Dataset content
▽

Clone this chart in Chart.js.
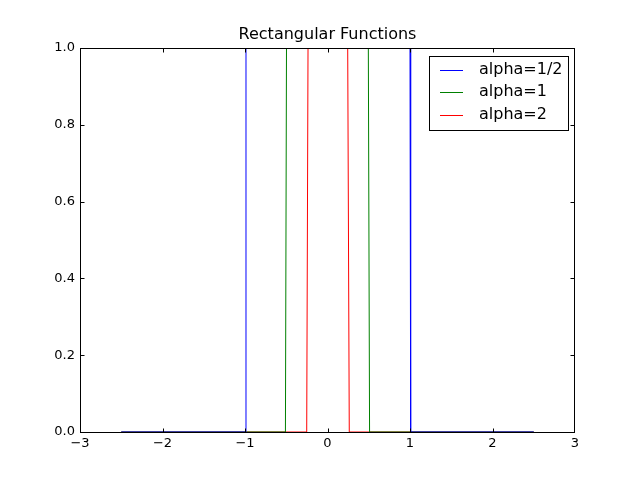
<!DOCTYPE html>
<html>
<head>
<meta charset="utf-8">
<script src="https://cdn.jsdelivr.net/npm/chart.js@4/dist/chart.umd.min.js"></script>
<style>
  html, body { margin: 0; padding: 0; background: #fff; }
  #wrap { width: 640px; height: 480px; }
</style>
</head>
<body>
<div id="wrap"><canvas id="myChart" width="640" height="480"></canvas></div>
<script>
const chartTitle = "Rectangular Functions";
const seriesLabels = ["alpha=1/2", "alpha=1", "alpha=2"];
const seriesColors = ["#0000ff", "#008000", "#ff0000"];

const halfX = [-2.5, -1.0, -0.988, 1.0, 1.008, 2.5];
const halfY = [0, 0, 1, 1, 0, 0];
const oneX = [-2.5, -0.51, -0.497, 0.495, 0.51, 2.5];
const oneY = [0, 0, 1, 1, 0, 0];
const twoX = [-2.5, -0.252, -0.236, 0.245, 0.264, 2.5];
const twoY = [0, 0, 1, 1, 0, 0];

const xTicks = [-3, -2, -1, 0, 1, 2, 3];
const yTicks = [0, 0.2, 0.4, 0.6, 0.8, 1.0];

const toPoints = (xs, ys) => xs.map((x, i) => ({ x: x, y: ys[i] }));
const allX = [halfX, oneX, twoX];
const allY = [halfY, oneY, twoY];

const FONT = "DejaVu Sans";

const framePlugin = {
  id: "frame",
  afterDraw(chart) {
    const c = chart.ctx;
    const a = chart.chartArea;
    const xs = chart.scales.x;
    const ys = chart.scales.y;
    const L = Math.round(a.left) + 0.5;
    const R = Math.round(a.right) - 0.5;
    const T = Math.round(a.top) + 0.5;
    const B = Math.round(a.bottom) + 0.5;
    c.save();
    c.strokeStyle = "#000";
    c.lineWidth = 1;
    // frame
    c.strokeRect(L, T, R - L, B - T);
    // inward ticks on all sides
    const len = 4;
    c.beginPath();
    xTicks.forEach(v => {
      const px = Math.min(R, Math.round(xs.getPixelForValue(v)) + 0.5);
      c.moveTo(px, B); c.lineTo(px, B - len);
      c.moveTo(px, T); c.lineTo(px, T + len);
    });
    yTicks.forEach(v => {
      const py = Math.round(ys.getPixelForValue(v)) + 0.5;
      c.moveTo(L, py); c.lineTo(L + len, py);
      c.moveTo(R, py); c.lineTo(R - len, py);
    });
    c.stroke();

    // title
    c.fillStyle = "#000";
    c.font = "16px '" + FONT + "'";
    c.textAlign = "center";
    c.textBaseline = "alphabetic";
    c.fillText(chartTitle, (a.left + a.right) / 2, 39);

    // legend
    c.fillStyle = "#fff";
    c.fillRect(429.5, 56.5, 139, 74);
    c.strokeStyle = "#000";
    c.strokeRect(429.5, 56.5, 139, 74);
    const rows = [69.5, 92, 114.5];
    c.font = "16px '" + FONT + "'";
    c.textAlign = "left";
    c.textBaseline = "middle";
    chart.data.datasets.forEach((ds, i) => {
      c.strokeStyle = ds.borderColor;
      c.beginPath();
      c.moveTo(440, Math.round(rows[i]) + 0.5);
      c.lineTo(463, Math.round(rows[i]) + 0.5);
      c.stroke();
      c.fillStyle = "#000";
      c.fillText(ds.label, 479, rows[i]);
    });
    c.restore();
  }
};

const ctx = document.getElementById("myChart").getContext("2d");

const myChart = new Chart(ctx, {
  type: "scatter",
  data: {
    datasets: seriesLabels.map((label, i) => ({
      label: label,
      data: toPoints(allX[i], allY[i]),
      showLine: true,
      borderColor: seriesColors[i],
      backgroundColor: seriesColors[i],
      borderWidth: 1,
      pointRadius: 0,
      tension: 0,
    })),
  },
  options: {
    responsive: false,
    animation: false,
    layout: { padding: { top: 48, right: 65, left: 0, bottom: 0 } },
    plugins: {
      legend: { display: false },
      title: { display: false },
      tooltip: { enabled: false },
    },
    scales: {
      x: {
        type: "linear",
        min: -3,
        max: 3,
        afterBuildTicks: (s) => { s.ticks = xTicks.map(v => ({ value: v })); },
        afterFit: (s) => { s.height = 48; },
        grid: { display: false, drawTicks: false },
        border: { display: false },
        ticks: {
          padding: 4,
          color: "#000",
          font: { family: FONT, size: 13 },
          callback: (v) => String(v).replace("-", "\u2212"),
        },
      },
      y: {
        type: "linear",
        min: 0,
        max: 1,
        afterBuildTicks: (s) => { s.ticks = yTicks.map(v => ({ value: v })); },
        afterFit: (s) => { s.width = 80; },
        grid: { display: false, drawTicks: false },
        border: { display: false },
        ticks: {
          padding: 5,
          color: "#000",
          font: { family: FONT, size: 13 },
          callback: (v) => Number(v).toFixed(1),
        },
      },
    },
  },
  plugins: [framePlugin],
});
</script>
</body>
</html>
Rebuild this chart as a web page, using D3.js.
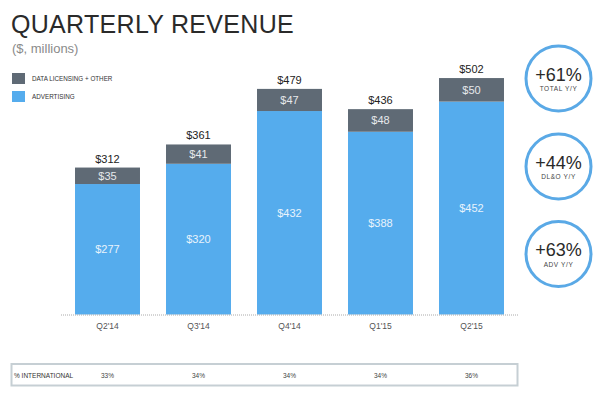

△

In the lines above, locate the string "this". Copy every line where it occurs.

Output of the task
Clone this chart in Chart.js.
Rebuild this chart as a web page, using D3.js.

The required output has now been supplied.